Nestled deep within the lush jungles north of Siem Reap, Cambodia, lies the ancient walled city of Angkor Thom. Built in the 12th century as the capital of the mighty Khmer Empire, this sprawling complex is one of the most awe-inspiring historical sites in Southeast Asia. Despite being abandoned and reclaimed by the jungle centuries ago, Angkor Thom remains a testament to the once great Khmer civilization.
A Brief History of Angkor Thom
Angkor Thom was established by the legendary king Jayavarman VII and served as the capital of the Khmer Empire until its eventual decline in the 15th century. The city was built on the site of an earlier royal settlement that had existed since the 9th century. However, Jayavarman VII decided to completely rebuild and expand the city on a truly monumental scale. At its peak, Angkor Thom was home to over 1 million people within its 10 square mile area. The king’s ambition was to create a ‘Great City’ that would reflect the power and prestige of the Khmer Empire.
The city is surrounded by an intimidating square wall that stretches over 3 kilometers on each side. This towering barrier of laterite, earth, and stone is reinforced by a 100 meter wide moat and punctuated by magnificent entry gates. Each of the city’s gates is crowned with 4 enigmatic faces of Avalokiteshvara, the bodhisattva of compassion, looking out over the kingdom’s four cardinal directions.
The Bayon – Angkor Thom’s Centerpiece
At the heart of Angkor Thom lies the Bayon, the mesmerizing state temple commissioned by Jayavarman VII to represent Mount Meru, the mythical home of the Hindu gods.
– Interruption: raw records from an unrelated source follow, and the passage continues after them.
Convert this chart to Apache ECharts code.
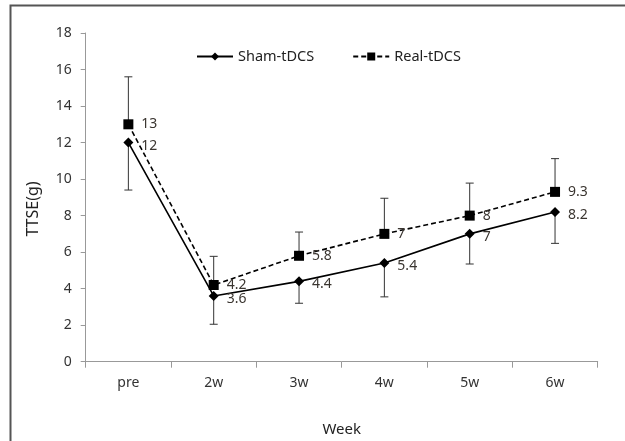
<!DOCTYPE html>
<html><head><meta charset="utf-8">
<script src="https://cdn.jsdelivr.net/npm/echarts@6/dist/echarts.min.js"></script>
<style>html,body{margin:0;padding:0;background:#fff}#c{width:625px;height:441px}</style>
</head><body><div id="c"></div>
<script>
var categories = ['pre','2w','3w','4w','5w','6w'];
var shamValues = [12, 3.6, 4.4, 5.4, 7, 8.2];
var realValues = [13, 4.2, 5.8, 7, 8, 9.3];
var shamErr = [2.6, 1.55, 1.2, 1.85, 1.65, 1.72];
var realErr = [2.6, 1.57, 1.3, 1.95, 1.78, 1.82];
var yTicks = [0,2,4,6,8,10,12,14,16,18];

var FONT = '"Noto Sans", sans-serif';
var chart = echarts.init(document.getElementById('c'), null, {renderer:'canvas'});

function errSeries(vals, errs, up){
  var d = vals.map(function(v,i){ return up ? [i, v, v+errs[i]] : [i, v-errs[i], v]; });
  return {
    type:'custom', silent:true, z:1,
    data:d,
    renderItem:function(params, api){
      var x = api.coord([api.value(0), api.value(1)]);
      var y2 = api.coord([api.value(0), api.value(2)]);
      var capY = up ? y2[1] : x[1];
      return {type:'group', children:[
        {type:'line', shape:{x1:x[0], y1:x[1], x2:y2[0], y2:y2[1]}, style:{stroke:'#333', lineWidth:1}},
        {type:'line', shape:{x1:x[0]-4, y1:capY, x2:x[0]+4, y2:capY}, style:{stroke:'#333', lineWidth:1}}
      ]};
    }
  };
}

chart.setOption({
  animation:false,
  textStyle:{fontFamily:FONT},
  graphic:[
    {type:'rect', shape:{x:10.5, y:5.5, width:700, height:500}, style:{fill:'none', stroke:'#555', lineWidth:2}},
    {type:'text', x:33, y:209, rotation:Math.PI/2, style:{text:'TTSE(g)', font:'16px '+FONT, fill:'#222', textAlign:'center', textVerticalAlign:'middle'}}
  ],
  legend:{
    left:191, top:44, itemWidth:36, itemHeight:10, itemGap:38, padding:5,
    textStyle:{fontFamily:FONT, fontSize:14.5, color:'#222'},
    data:['Sham-tDCS','Real-tDCS']
  },
  grid:{left:85.7, right:27.3, top:33, bottom:79.3, outerBoundsMode:'none', containLabel:false},
  xAxis:{
    type:'category', data:categories, boundaryGap:true,
    name:'Week', nameLocation:'middle', nameGap:61,
    nameTextStyle:{fontFamily:FONT, fontSize:15, color:'#222'},
    axisLine:{lineStyle:{color:'#999', width:1}},
    axisTick:{show:true, length:6, lineStyle:{color:'#999'}},
    axisLabel:{margin:14, fontFamily:FONT, fontSize:14, color:'#333'}
  },
  yAxis:{
    type:'value', min:0, max:18, interval:2,
    axisLine:{show:true, lineStyle:{color:'#999'}},
    axisTick:{show:true, length:5, lineStyle:{color:'#999'}},
    splitLine:{show:false},
    axisLabel:{margin:14, fontFamily:FONT, fontSize:14, color:'#333',
      formatter:function(v){ return yTicks.indexOf(v)>=0 ? String(v) : ''; }}
  },
  series:[
    errSeries(realValues, realErr, true),
    errSeries(shamValues, shamErr, false),
    {
      name:'Sham-tDCS', type:'line', data:shamValues, z:3,
      symbol:'diamond', symbolSize:10,
      lineStyle:{color:'#000', width:1.6, type:'solid'},
      itemStyle:{color:'#000'},
      label:{show:true, position:'right', distance:8, offset:[0,3], fontFamily:FONT, fontSize:14, color:'#3a3530'}
    },
    {
      name:'Real-tDCS', type:'line', data:realValues, z:3,
      symbol:'rect', symbolSize:10,
      lineStyle:{color:'#000', width:1.6, type:[5,3]},
      itemStyle:{color:'#000'},
      label:{show:true, position:'right', distance:8, offset:[0,0], fontFamily:FONT, fontSize:14, color:'#3a3530'}
    }
  ]
});
</script></body></html>
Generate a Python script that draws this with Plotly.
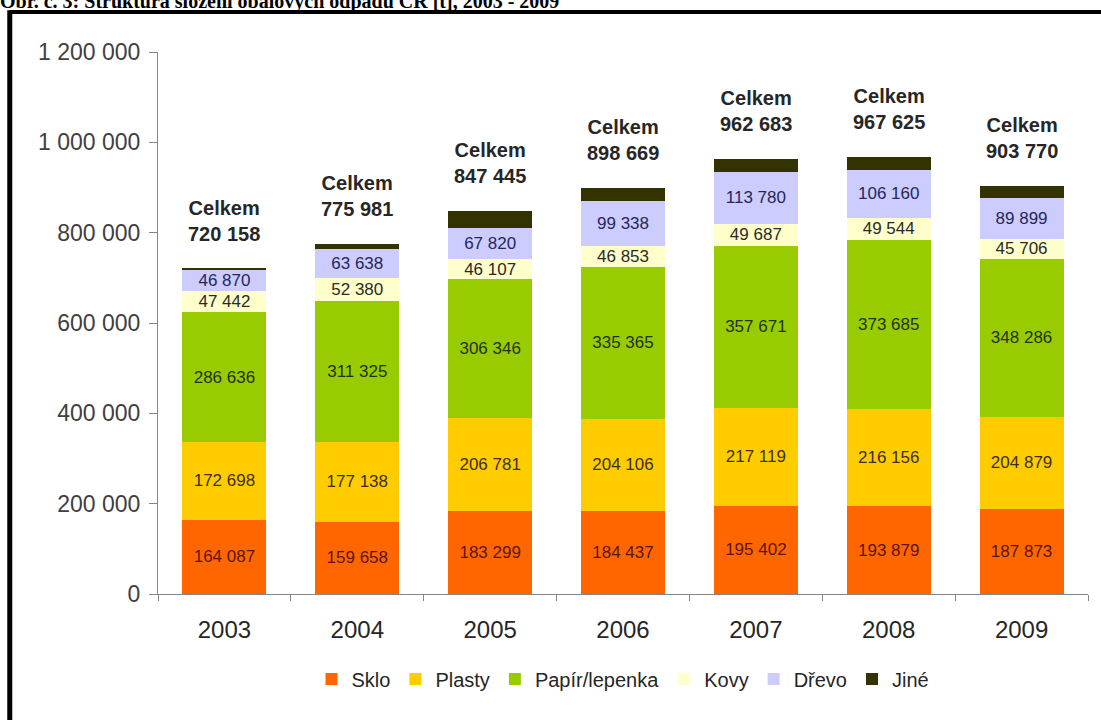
import plotly.graph_objects as go

years = ["2003", "2004", "2005", "2006", "2007", "2008", "2009"]
sklo = [164087, 159658, 183299, 184437, 195402, 193879, 187873]
plasty = [172698, 177138, 206781, 204106, 217119, 216156, 204879]
papir = [286636, 311325, 306346, 335365, 357671, 373685, 348286]
kovy = [47442, 52380, 46107, 46853, 49687, 49544, 45706]
drevo = [46870, 63638, 67820, 99338, 113780, 106160, 89899]
jine = [2425, 11842, 37092, 28570, 29024, 28201, 27127]
celkem = [720158, 775981, 847445, 898669, 962683, 967625, 903770]

series = [
    ("Sklo", sklo, "#ff6600", "#5a1500", True),
    ("Plasty", plasty, "#ffcc00", "#3d3000", True),
    ("Papír/lepenka", papir, "#99cc00", "#1f3300", True),
    ("Kovy", kovy, "#ffffcc", "#2a2a2a", True),
    ("Dřevo", drevo, "#ccccff", "#26265a", True),
    ("Jiné", jine, "#333300", "#ffffff", False),
]

fig = go.Figure()
for name, vals, color, tcolor, lab in series:
    fig.add_trace(go.Bar(
        x=years, y=vals, name=name,
        marker=dict(color=color, line=dict(width=0)),
        texttemplate="%{y:,d}" if lab else None,
        textposition="inside" if lab else "none",
        insidetextanchor="middle",
        textangle=0,
        constraintext="none",
        textfont=dict(family="Liberation Sans, Arial", size=17, color=tcolor),
        hoverinfo="skip",
    ))

annotations = []
for i, tot in enumerate(celkem):
    annotations.append(dict(
        x=i, y=tot, xref="x", yref="y",
        text="<b>Celkem<br>" + f"{tot:,}".replace(",", " ") + "</b>",
        showarrow=False, yanchor="bottom", yshift=22,
        font=dict(family="Liberation Sans, Arial", size=20, color="#262626"),
    ))

# cut-off caption above the frame
annotations.append(dict(
    x=-0.172, y=1.068, xref="paper", yref="paper",
    xanchor="left", yanchor="bottom", showarrow=False,
    text="<b>Obr. č. 3: Struktura složení obalových odpadů ČR [t], 2003 - 2009</b>",
    font=dict(family="Liberation Serif, Times New Roman", size=20, color="#000000"),
))

fig.update_layout(
    width=1101, height=720,
    margin=dict(l=158, r=13, t=52, b=126),
    paper_bgcolor="white", plot_bgcolor="white",
    barmode="stack", bargap=0.367,
    separators=". ",
    showlegend=True,
    legend=dict(
        orientation="h", x=0.5, xanchor="center", y=-0.157, yanchor="middle",
        font=dict(family="Liberation Sans, Arial", size=20, color="#262626"),
        itemwidth=30, traceorder="normal",
    ),
    annotations=annotations,
    shapes=[
        dict(type="line", xref="paper", yref="paper",
             x0=-0.1594, x1=1.2, y0=1.0738, y1=1.0738,
             line=dict(color="black", width=4)),
        dict(type="line", xref="paper", yref="paper",
             x0=-0.1594, x1=-0.1594, y0=1.077, y1=-0.5,
             line=dict(color="black", width=5)),
    ],
)

fig.update_xaxes(
    type="category", range=[-0.5, 6.5],
    showline=True, linecolor="#868686", linewidth=1,
    ticks="outside", tickson="boundaries", ticklen=6, tickcolor="#868686",
    tickfont=dict(family="Liberation Sans, Arial", size=24, color="#262626"),
    ticklabelstandoff=14, showgrid=False,
)
fig.update_yaxes(
    range=[0, 1200000], tickvals=[0, 200000, 400000, 600000, 800000, 1000000, 1200000],
    tickformat=",d",
    showline=True, linecolor="#868686", linewidth=1,
    ticks="outside", ticklen=8, tickcolor="#868686",
    tickfont=dict(family="Liberation Sans, Arial", size=23, color="#404040"),
    ticklabelstandoff=4, showgrid=False, zeroline=False,
)

fig.write_html("out.html")
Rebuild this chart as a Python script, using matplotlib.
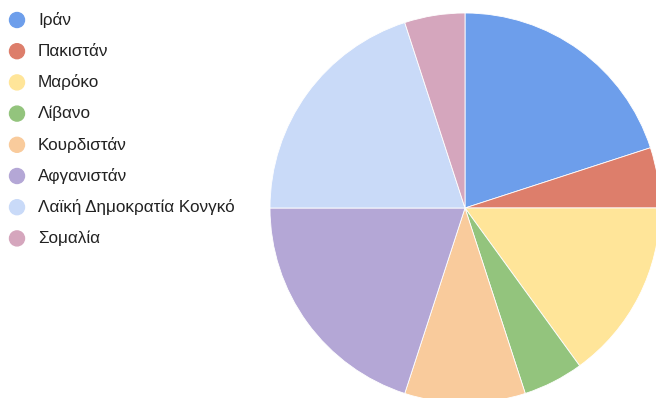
import matplotlib.pyplot as plt
from matplotlib.patches import Circle

# data
countries = ['Ιράν', 'Πακιστάν', 'Μαρόκο', 'Λίβανο', 'Κουρδιστάν',
             'Αφγανιστάν', 'Λαϊκή Δημοκρατία Κονγκό', 'Σομαλία']
values = [20, 5, 15, 5, 10, 20, 20, 5]
colors = ['#6d9eeb', '#dd7e6b', '#ffe599', '#93c47d', '#f9cb9c',
          '#b4a7d6', '#c9daf8', '#d5a6bd']

plt.rcParams['font.family'] = ['Liberation Sans', 'DejaVu Sans']

W, H = 656, 398
fig = plt.figure(figsize=(W / 100, H / 100), dpi=100)

# pie centre (465, 208) px, radius 195 px
cx, cy, r = 465, 208, 195
ax = fig.add_axes([(cx - r) / W, (H - cy - r) / H, 2 * r / W, 2 * r / H])
ax.pie(values, colors=colors, startangle=90, counterclock=False,
       wedgeprops=dict(edgecolor='white', linewidth=0.6))
ax.set_xlim(-1, 1)
ax.set_ylim(-1, 1)
ax.axis('off')

# legend drawn by hand (positions in inches, 100 px per inch)
for i, (name, col) in enumerate(zip(countries, colors)):
    y = 20 + i * 31.2
    fig.patches.append(Circle((17 / 100, (H - y) / 100), 0.075, color=col,
                              transform=fig.dpi_scale_trans, figure=fig))
    fig.text(38 / W, 1 - y / H, name, fontsize=12.3, color='#222222',
             va='center', ha='left')

plt.savefig('out.png', dpi=100)
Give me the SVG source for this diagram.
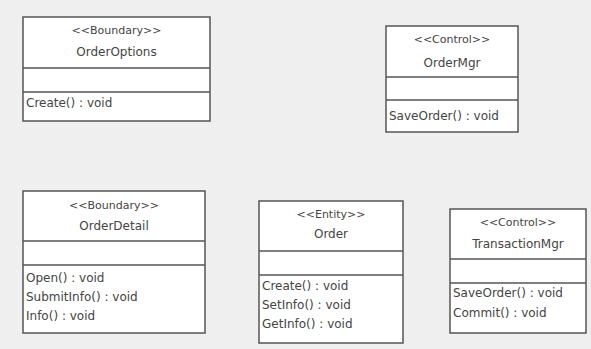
<svg xmlns="http://www.w3.org/2000/svg" width="591" height="349" viewBox="0 0 591 349">
<style>
.box{fill:#ffffff;stroke:#555555;stroke-width:1.5}
.div{stroke:#555555;stroke-width:1.3}
text{font-family:"DejaVu Sans","Liberation Sans",sans-serif;font-size:12px;fill:#444444}
.c{text-anchor:middle}
.st{font-size:11px}
</style>
<rect x="0" y="0" width="591" height="349" fill="#efefef"/>
<g id="connectors"/>
<g id="OrderOptions">
<rect class="box" x="23" y="17" width="187" height="104"/>
<line class="div" x1="23" y1="68" x2="210" y2="68"/>
<line class="div" x1="23" y1="92" x2="210" y2="92"/>
<text class="c st" x="116.5" y="34">&lt;&lt;Boundary&gt;&gt;</text>
<text class="c" x="116.5" y="56">OrderOptions</text>
<text x="26" y="107">Create() : void</text>
</g>
<g id="OrderMgr">
<rect class="box" x="386" y="26" width="132" height="106"/>
<line class="div" x1="386" y1="77" x2="518" y2="77"/>
<line class="div" x1="386" y1="100" x2="518" y2="100"/>
<text class="c st" x="452" y="43">&lt;&lt;Control&gt;&gt;</text>
<text class="c" x="452" y="67">OrderMgr</text>
<text x="389" y="120">SaveOrder() : void</text>
</g>
<g id="OrderDetail">
<rect class="box" x="23" y="191" width="182" height="142"/>
<line class="div" x1="23" y1="241" x2="205" y2="241"/>
<line class="div" x1="23" y1="265" x2="205" y2="265"/>
<text class="c st" x="114" y="209">&lt;&lt;Boundary&gt;&gt;</text>
<text class="c" x="114" y="230">OrderDetail</text>
<text x="26" y="282">Open() : void</text>
<text x="26" y="301">SubmitInfo() : void</text>
<text x="26" y="320">Info() : void</text>
</g>
<g id="Order">
<rect class="box" x="259" y="201" width="144" height="142"/>
<line class="div" x1="259" y1="251" x2="403" y2="251"/>
<line class="div" x1="259" y1="275" x2="403" y2="275"/>
<text class="c st" x="331" y="218">&lt;&lt;Entity&gt;&gt;</text>
<text class="c" x="331" y="238">Order</text>
<text x="262" y="290">Create() : void</text>
<text x="262" y="309">SetInfo() : void</text>
<text x="262" y="328">GetInfo() : void</text>
</g>
<g id="TransactionMgr">
<rect class="box" x="450" y="209" width="136" height="124"/>
<line class="div" x1="450" y1="259" x2="586" y2="259"/>
<line class="div" x1="450" y1="283" x2="586" y2="283"/>
<text class="c st" x="518" y="226">&lt;&lt;Control&gt;&gt;</text>
<text class="c" x="518" y="248">TransactionMgr</text>
<text x="453" y="297">SaveOrder() : void</text>
<text x="453" y="317">Commit() : void</text>
</g>
</svg>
The Bayon’s most distinctive feature is the multitude of serene, smiling faces carved onto its 54 gothic towers. These huge visages bearing the likeness of Avalokiteshvara gaze down with half-closed eyes upon all who enter the city.
In its heyday, the Bayon would have been richly decorated and painted. The temple’s bas-reliefs depict vivid scenes of everyday life in 12th century Cambodia as well as episodes from Hindu mythology and the empire’s historical battles and rituals.
More Notable Sites Within Angkor Thom
In addition to the Bayon, Angkor Thom contains many other fascinating temples and monuments that make this ancient city such an exceptional place to explore.
- Baphuon – This enormous 11th century pyramid temple sits just north of the Bayon. It was the state temple built by Udayadityavarman II before the construction of Angkor Thom. After being left in ruins for centuries, the Baphuon has been extensively restored in modern times.
- Terrace of the Elephants – A 350 meter long terrace decorated with sculpted elephants that served as a platform for the king to view processions and public ceremonies.
- Terrace of the Leper King – North of the Terrace of Elephants lies a double terrace adorned with dramatic naga carvings. It was likely used by royalty as a viewing gallery.
- Phimeanakas – Located within the walls of the Royal Palace, this Hindu temple with a golden tower was built by Rajendravarman in the 10th century.
- Tep Pranam – A Buddhist temple where the king would pray and perform ceremonies, located close to the Royal Palace.
As one of the most significant surviving remnants of the legendary Khmer Empire, Angkor Thom provides an enthralling look into Cambodia’s past splendor. Though reclaimed by the jungle long ago, this ancient city still conjures a vivid picture of what life was like for the officials, priests, and ordinary people who dwelled within its walls 800 years ago. Exploring the ruins of Angkor Thom, just a short distance from the modern town of Siem Reap, is an unforgettable experience that offers insight into one of Southeast Asia’s greatest civilizations.